While existing holders were expected to make up the majority of book for the new issue, new accounts are also placing orders. The banker said the rollover ratio is good, but noted demand from new investors has exceeded expectations.

"We have a lot of demand from new guys and people who didn't own the bond. Some of the largest UK real money funds have given us very sizeable orders at a very competitive price," he said, adding that the trade was already oversubscribed.

Analysts recommended clients to participate in the new deal as they deemed IPTs as attractive compared to secondary trading levels. A banker away from the transaction calculated that the fixed-rate leg would probably offer a new issue premium of between 50bp and 75bp if it printed at an 11.25% yield, inside talk.

Working out fair value isn't straightforward. Iceland's £250m 4.375% May 2028 bond, which is next callable in February 2024, is bid at a yield of 10.34% and cash price of 77.87, according to Tradeweb. It was quoted at 9.55% at Friday's close. Iceland's CDS and Asda 2026 bonds are also being factored in.

Proceeds from the new notes, together with £35m of cash on hand, will be used to repay £500m of the existing senior secured notes due 2025, including accrued and unpaid interest as well as £10m of transaction-related fees. As part of the transaction, Iceland intends to extend its revolving credit facility to November 30 2027.

Leaving £50m outstanding "will slightly reduce the additional interest burden for Iceland, and enable it to further reduce gross debt by repaying the bonds with excess cashflow", wrote Lucror Analytics' Si Yong Ng. "We do not see any issues for Iceland to repay the remaining bonds outstanding ahead of their 2025 maturity, given our expectation that the company will generate positive FOCF [free operating cashflow] going forward and considering its robust liquidity, which we estimate to be c. £186m as at Q1/23–24 (pro forma for the transactions)."

The broadly leverage-neutral transaction, except for minor fees, will lead to net leverage of 3.5x based on underlying adjusted Ebitda of £199m in fiscal year 2023, which shows a lower indebtedness than when it last tapped the market in 2021 and net leverage was 4x, according to a company presentation.

Recovery story

The supermarket chain has struggled with high energy costs and stubbornly high inflation in the UK, leading to store closures and punishing bond prices in the secondary market.

The company noted that 2023 was a strong year for net sales – with fiscal year 2023 net sales up 6.9% to £3.959bn – though adjusted Ebitda was heavily impacted by higher energy costs, especially during the second and third quarters.
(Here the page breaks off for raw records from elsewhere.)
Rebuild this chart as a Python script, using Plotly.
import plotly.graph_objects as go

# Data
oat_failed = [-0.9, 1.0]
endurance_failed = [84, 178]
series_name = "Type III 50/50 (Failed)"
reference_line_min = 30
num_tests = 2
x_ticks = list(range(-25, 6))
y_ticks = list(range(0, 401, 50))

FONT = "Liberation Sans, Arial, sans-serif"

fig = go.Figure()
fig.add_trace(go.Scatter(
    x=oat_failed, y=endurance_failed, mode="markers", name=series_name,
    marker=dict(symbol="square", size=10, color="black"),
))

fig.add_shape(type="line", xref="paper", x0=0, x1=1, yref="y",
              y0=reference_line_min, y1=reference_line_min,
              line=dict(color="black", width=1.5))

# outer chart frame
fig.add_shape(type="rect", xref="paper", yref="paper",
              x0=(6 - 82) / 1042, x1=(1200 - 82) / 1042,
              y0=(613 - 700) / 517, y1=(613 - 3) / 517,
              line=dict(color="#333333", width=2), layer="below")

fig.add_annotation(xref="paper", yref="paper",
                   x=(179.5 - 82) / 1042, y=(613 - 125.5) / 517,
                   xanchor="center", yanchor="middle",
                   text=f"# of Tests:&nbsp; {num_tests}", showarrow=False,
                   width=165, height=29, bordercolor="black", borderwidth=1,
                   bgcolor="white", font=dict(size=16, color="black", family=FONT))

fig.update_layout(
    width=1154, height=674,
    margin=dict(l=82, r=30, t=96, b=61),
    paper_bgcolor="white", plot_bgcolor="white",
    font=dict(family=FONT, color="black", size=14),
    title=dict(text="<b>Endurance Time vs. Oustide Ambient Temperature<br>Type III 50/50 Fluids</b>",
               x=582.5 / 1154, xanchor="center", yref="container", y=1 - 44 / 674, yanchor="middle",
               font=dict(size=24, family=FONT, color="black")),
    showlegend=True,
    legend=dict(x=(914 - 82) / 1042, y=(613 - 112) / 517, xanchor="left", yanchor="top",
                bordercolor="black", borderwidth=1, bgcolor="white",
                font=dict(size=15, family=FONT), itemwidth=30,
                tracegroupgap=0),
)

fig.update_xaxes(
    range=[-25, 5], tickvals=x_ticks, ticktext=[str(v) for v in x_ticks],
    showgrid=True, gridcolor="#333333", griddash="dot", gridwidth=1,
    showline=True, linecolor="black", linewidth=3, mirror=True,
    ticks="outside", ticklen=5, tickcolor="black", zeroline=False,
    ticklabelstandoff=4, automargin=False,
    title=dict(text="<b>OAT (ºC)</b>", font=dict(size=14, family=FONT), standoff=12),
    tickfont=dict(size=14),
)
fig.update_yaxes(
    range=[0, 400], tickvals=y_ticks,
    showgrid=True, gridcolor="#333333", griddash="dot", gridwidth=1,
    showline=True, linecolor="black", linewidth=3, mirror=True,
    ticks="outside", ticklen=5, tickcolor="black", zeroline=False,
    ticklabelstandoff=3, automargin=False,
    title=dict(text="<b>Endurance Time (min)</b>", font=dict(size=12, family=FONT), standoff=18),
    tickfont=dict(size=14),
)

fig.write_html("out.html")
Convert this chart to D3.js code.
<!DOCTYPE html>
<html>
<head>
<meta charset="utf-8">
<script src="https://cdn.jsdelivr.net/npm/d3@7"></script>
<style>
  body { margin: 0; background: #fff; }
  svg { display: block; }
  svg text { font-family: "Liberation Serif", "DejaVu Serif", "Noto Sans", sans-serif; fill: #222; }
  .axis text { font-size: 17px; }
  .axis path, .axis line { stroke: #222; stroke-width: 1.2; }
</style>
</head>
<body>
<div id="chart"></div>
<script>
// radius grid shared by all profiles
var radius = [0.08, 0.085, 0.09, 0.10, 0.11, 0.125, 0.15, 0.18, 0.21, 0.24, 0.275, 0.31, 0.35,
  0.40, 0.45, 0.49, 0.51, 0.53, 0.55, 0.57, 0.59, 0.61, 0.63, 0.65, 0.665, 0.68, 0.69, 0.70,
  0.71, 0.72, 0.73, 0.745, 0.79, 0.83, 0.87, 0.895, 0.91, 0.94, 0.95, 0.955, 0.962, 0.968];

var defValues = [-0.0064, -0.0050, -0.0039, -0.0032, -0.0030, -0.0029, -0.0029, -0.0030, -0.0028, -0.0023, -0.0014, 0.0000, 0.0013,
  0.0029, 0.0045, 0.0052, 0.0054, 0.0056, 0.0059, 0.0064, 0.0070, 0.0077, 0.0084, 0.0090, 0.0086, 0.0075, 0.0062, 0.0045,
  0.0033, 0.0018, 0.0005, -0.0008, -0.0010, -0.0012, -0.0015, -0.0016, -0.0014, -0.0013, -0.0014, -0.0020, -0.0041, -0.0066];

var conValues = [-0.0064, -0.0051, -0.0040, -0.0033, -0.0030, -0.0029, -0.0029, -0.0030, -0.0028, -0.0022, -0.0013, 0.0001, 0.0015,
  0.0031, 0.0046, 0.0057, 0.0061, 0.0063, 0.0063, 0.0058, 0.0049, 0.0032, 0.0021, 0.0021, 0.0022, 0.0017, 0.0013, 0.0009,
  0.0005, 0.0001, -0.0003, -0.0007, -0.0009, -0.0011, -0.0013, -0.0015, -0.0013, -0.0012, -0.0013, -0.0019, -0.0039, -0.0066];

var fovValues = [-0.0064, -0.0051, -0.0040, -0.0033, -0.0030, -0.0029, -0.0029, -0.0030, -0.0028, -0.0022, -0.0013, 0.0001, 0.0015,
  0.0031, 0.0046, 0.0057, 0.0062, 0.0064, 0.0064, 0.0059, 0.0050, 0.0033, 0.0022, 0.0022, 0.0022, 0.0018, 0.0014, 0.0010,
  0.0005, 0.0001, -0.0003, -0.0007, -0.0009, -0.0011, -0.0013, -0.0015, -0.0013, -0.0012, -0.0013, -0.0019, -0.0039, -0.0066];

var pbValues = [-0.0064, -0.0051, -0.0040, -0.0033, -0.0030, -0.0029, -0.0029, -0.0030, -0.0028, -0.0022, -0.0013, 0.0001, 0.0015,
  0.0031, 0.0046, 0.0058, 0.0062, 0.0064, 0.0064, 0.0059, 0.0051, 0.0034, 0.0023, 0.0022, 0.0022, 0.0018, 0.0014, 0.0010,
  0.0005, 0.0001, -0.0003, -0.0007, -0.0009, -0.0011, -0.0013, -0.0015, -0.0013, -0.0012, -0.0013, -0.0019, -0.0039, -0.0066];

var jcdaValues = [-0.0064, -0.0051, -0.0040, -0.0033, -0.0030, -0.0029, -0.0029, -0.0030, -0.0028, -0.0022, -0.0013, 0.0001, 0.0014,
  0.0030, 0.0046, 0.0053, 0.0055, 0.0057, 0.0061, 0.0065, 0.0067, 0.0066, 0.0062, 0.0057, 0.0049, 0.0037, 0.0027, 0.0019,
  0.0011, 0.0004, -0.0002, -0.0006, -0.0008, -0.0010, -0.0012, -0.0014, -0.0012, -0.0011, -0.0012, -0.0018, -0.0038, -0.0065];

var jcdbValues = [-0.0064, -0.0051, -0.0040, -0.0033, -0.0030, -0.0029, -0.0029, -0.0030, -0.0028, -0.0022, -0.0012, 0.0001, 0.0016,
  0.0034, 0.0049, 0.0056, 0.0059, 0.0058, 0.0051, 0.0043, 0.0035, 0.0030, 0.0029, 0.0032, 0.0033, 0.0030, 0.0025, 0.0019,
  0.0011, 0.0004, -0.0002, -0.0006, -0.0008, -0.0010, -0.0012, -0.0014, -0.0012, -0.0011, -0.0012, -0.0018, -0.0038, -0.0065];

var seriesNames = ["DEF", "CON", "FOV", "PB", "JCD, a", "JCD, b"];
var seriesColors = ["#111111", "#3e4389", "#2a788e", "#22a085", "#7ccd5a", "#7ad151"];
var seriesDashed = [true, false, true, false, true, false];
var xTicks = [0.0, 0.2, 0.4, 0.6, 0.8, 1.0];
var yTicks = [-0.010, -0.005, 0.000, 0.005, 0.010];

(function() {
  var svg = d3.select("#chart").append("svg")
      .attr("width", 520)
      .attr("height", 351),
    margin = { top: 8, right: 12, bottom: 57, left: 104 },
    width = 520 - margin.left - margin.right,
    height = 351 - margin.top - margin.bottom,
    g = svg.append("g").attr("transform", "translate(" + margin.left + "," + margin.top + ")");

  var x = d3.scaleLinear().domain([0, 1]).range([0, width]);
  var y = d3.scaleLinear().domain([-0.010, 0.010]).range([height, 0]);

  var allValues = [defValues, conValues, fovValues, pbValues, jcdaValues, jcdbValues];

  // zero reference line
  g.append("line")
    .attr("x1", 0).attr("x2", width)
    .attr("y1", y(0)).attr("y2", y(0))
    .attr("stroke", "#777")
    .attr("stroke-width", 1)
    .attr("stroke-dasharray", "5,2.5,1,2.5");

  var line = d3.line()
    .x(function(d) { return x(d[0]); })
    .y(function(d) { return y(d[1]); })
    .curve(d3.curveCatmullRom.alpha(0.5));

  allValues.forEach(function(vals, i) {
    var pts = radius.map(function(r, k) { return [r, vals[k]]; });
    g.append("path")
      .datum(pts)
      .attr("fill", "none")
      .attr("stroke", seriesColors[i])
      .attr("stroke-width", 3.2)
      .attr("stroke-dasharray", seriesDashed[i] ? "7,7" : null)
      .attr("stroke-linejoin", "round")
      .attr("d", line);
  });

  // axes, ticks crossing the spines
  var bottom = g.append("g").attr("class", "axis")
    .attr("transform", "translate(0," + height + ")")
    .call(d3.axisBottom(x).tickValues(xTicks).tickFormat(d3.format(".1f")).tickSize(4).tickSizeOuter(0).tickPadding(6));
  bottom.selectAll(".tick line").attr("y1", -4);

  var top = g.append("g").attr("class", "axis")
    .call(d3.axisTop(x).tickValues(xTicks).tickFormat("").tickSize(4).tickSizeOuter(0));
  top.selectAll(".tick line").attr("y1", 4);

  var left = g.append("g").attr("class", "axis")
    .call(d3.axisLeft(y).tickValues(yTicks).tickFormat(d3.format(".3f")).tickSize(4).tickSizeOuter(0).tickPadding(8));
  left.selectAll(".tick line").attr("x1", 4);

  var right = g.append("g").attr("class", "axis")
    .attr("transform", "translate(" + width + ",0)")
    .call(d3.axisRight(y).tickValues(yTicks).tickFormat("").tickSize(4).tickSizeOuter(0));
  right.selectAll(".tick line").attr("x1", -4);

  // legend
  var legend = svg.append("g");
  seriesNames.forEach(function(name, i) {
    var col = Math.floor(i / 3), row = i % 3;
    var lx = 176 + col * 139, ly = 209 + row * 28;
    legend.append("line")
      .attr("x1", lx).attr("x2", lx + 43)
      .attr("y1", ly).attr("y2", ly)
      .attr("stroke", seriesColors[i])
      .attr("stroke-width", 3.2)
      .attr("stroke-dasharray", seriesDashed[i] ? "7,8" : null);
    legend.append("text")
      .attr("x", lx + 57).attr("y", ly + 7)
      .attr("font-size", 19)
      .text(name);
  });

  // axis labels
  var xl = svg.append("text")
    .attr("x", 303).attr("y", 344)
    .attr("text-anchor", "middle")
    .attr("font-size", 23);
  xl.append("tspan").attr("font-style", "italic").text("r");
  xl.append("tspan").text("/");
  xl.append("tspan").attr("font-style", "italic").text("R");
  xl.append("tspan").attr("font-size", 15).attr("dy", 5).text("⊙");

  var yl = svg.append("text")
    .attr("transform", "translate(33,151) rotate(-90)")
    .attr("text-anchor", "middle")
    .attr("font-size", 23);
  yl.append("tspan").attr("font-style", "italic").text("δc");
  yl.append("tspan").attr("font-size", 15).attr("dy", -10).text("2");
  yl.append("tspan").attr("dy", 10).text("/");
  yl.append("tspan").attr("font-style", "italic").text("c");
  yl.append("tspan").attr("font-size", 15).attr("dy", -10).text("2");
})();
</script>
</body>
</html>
Management pointed to a strong start to fiscal year 2024 with adjusted Ebitda of £34m in the first quarter, roughly double that in the same period of the previous fiscal year, due to strong trading, cost savings and a reduction in energy costs. Management also said they are highly confident in achieving Ebitda growth in fiscal year 2024, as they have already purchased more than 95% of the company's energy requirements.

"They're issuing a bond whilst they are on the way to recovery and that means the bonds probably have a lot of convexity embedded in them," the banker said, stressing their potential to trade up.

The rating agencies lifted their outlooks on Iceland's ratings.

Moody's affirmed Iceland's B3 corporate rating and changed the outlook to positive from negative on the expectation that the transaction will improve the grocer's liquidity, better prospects for its operating performance as well as expectations that it will bring down debt in the next 12–18 months towards a Moody's-adjusted debt-to-Ebitda ratio of 4.5x from 6.2x as of March 2023.

On July 20, Fitch revised the issuer's outlook to stable from negative, reflecting "an uplift in expected earnings from savings and more clarity on energy costs leading to forecast around 6.5x Ebitdar gross leverage in the financial year ending March 2024, meeting the rating sensitivity for a stable outlook".

Not refinancing the full outstanding amount of the 2025 notes is "credit positive and will reduce Ebitdar leverage to below 6.0x over the rating horizon, which will be more aligned with the 'B' rating category", Fitch wrote. "This will lead to slightly better Ebitdar coverage ratio than if it was fully refinanced."

S&P also revised Iceland's outlook to stable from negative on the view that "the group will continue to deliver earnings growth amid resilient demand". It noted Ebitda margins above 7% will result in adjusted debt-to Ebitda falling toward 4.5x–5.0x in 2024 from 5.7x in 2023, though Ebitdar coverage will stay at about 1.5x–1.6x due to increasing cash interest costs after refinancing.

HSBC is B&D and logistics and joint global coordinator and physical bookrunner alongside JP Morgan.